- [TASK STATEMENT] Restate each line of the listing exactly, without carrying over any pictures.

- [DATA SEGMENT]
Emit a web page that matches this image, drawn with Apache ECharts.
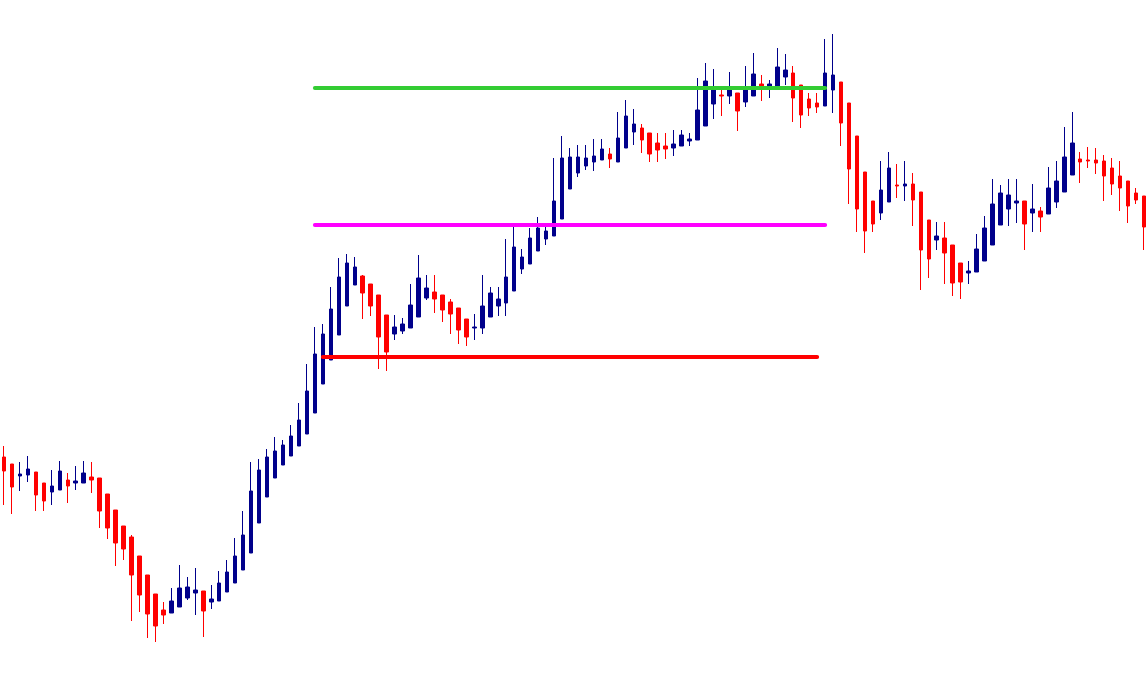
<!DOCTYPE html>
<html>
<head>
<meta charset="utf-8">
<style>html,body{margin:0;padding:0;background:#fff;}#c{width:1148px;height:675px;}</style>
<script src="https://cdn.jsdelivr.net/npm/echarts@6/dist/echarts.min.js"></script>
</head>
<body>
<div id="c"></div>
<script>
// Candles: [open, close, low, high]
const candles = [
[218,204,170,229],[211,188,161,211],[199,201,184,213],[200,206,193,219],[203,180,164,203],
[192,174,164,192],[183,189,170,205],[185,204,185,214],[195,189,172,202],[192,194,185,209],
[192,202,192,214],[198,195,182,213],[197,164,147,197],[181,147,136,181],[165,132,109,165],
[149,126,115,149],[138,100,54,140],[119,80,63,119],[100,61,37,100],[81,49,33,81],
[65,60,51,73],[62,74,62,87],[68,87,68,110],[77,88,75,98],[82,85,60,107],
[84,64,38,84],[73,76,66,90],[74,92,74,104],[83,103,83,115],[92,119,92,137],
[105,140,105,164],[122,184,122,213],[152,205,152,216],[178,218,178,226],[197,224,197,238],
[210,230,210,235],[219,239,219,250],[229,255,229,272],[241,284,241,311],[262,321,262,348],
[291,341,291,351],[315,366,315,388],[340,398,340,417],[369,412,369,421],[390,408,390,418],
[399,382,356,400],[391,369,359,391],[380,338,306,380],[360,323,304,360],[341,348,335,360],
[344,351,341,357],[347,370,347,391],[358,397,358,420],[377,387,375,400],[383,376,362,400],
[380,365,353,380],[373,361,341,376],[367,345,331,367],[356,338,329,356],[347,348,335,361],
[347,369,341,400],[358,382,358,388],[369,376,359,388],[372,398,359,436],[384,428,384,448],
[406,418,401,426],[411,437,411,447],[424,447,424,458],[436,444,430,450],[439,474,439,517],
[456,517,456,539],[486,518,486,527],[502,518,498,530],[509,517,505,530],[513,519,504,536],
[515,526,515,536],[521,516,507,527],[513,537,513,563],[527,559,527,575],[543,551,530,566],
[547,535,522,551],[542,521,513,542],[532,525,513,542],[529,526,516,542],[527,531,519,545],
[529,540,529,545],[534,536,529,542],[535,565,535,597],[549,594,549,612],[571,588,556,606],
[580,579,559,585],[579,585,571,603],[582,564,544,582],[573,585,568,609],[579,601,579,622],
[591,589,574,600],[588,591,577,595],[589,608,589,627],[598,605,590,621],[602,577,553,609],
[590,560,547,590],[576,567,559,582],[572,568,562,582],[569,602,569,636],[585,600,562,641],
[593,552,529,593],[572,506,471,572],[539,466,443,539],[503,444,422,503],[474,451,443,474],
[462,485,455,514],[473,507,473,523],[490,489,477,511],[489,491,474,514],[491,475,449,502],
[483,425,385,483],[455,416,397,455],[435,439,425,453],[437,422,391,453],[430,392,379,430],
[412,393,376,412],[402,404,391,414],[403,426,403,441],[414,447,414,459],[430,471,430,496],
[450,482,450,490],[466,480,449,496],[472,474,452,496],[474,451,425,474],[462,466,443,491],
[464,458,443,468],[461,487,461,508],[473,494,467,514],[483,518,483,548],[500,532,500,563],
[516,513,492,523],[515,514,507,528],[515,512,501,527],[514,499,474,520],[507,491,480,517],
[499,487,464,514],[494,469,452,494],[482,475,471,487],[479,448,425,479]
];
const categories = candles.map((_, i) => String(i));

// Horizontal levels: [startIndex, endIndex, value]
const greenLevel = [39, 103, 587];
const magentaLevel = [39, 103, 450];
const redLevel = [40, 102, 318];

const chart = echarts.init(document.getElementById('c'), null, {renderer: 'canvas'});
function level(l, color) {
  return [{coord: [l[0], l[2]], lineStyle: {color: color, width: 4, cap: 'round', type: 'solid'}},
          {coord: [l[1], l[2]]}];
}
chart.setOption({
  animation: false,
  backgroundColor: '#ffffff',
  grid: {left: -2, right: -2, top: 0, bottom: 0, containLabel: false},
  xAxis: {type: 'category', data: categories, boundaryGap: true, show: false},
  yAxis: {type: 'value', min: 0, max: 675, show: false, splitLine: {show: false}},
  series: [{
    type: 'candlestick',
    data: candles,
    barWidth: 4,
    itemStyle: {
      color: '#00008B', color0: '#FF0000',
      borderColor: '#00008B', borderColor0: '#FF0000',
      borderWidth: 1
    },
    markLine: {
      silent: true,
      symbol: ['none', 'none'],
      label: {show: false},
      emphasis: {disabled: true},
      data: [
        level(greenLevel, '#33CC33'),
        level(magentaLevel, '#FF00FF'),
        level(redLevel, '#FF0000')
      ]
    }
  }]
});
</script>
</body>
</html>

- [SOLUTION TO THE PROBLEM]
Emit a web page that matches this image, drawn with Apache ECharts.
<!DOCTYPE html>
<html>
<head>
<meta charset="utf-8">
<style>html,body{margin:0;padding:0;background:#fff;}#c{width:1148px;height:675px;}</style>
<script src="https://cdn.jsdelivr.net/npm/echarts@6/dist/echarts.min.js"></script>
</head>
<body>
<div id="c"></div>
<script>
// Candles: [open, close, low, high]
const candles = [
[218,204,170,229],[211,188,161,211],[199,201,184,213],[200,206,193,219],[203,180,164,203],
[192,174,164,192],[183,189,170,205],[185,204,185,214],[195,189,172,202],[192,194,185,209],
[192,202,192,214],[198,195,182,213],[197,164,147,197],[181,147,136,181],[165,132,109,165],
[149,126,115,149],[138,100,54,140],[119,80,63,119],[100,61,37,100],[81,49,33,81],
[65,60,51,73],[62,74,62,87],[68,87,68,110],[77,88,75,98],[82,85,60,107],
[84,64,38,84],[73,76,66,90],[74,92,74,104],[83,103,83,115],[92,119,92,137],
[105,140,105,164],[122,184,122,213],[152,205,152,216],[178,218,178,226],[197,224,197,238],
[210,230,210,235],[219,239,219,250],[229,255,229,272],[241,284,241,311],[262,321,262,348],
[291,341,291,351],[315,366,315,388],[340,398,340,417],[369,412,369,421],[390,408,390,418],
[399,382,356,400],[391,369,359,391],[380,338,306,380],[360,323,304,360],[341,348,335,360],
[344,351,341,357],[347,370,347,391],[358,397,358,420],[377,387,375,400],[383,376,362,400],
[380,365,353,380],[373,361,341,376],[367,345,331,367],[356,338,329,356],[347,348,335,361],
[347,369,341,400],[358,382,358,388],[369,376,359,388],[372,398,359,436],[384,428,384,448],
[406,418,401,426],[411,437,411,447],[424,447,424,458],[436,444,430,450],[439,474,439,517],
[456,517,456,539],[486,518,486,527],[502,518,498,530],[509,517,505,530],[513,519,504,536],
[515,526,515,536],[521,516,507,527],[513,537,513,563],[527,559,527,575],[543,551,530,566],
[547,535,522,551],[542,521,513,542],[532,525,513,542],[529,526,516,542],[527,531,519,545],
[529,540,529,545],[534,536,529,542],[535,565,535,597],[549,594,549,612],[571,588,556,606],
[580,579,559,585],[579,585,571,603],[582,564,544,582],[573,585,568,609],[579,601,579,622],
[591,589,574,600],[588,591,577,595],[589,608,589,627],[598,605,590,621],[602,577,553,609],
[590,560,547,590],[576,567,559,582],[572,568,562,582],[569,602,569,636],[585,600,562,641],
[593,552,529,593],[572,506,471,572],[539,466,443,539],[503,444,422,503],[474,451,443,474],
[462,485,455,514],[473,507,473,523],[490,489,477,511],[489,491,474,514],[491,475,449,502],
[483,425,385,483],[455,416,397,455],[435,439,425,453],[437,422,391,453],[430,392,379,430],
[412,393,376,412],[402,404,391,414],[403,426,403,441],[414,447,414,459],[430,471,430,496],
[450,482,450,490],[466,480,449,496],[472,474,452,496],[474,451,425,474],[462,466,443,491],
[464,458,443,468],[461,487,461,508],[473,494,467,514],[483,518,483,548],[500,532,500,563],
[516,513,492,523],[515,514,507,528],[515,512,501,527],[514,499,474,520],[507,491,480,517],
[499,487,464,514],[494,469,452,494],[482,475,471,487],[479,448,425,479]
];
const categories = candles.map((_, i) => String(i));

// Horizontal levels: [startIndex, endIndex, value]
const greenLevel = [39, 103, 587];
const magentaLevel = [39, 103, 450];
const redLevel = [40, 102, 318];

const chart = echarts.init(document.getElementById('c'), null, {renderer: 'canvas'});
function level(l, color) {
  return [{coord: [l[0], l[2]], lineStyle: {color: color, width: 4, cap: 'round', type: 'solid'}},
          {coord: [l[1], l[2]]}];
}
chart.setOption({
  animation: false,
  backgroundColor: '#ffffff',
  grid: {left: -2, right: -2, top: 0, bottom: 0, containLabel: false},
  xAxis: {type: 'category', data: categories, boundaryGap: true, show: false},
  yAxis: {type: 'value', min: 0, max: 675, show: false, splitLine: {show: false}},
  series: [{
    type: 'candlestick',
    data: candles,
    barWidth: 4,
    itemStyle: {
      color: '#00008B', color0: '#FF0000',
      borderColor: '#00008B', borderColor0: '#FF0000',
      borderWidth: 1
    },
    markLine: {
      silent: true,
      symbol: ['none', 'none'],
      label: {show: false},
      emphasis: {disabled: true},
      data: [
        level(greenLevel, '#33CC33'),
        level(magentaLevel, '#FF00FF'),
        level(redLevel, '#FF0000')
      ]
    }
  }]
});
</script>
</body>
</html>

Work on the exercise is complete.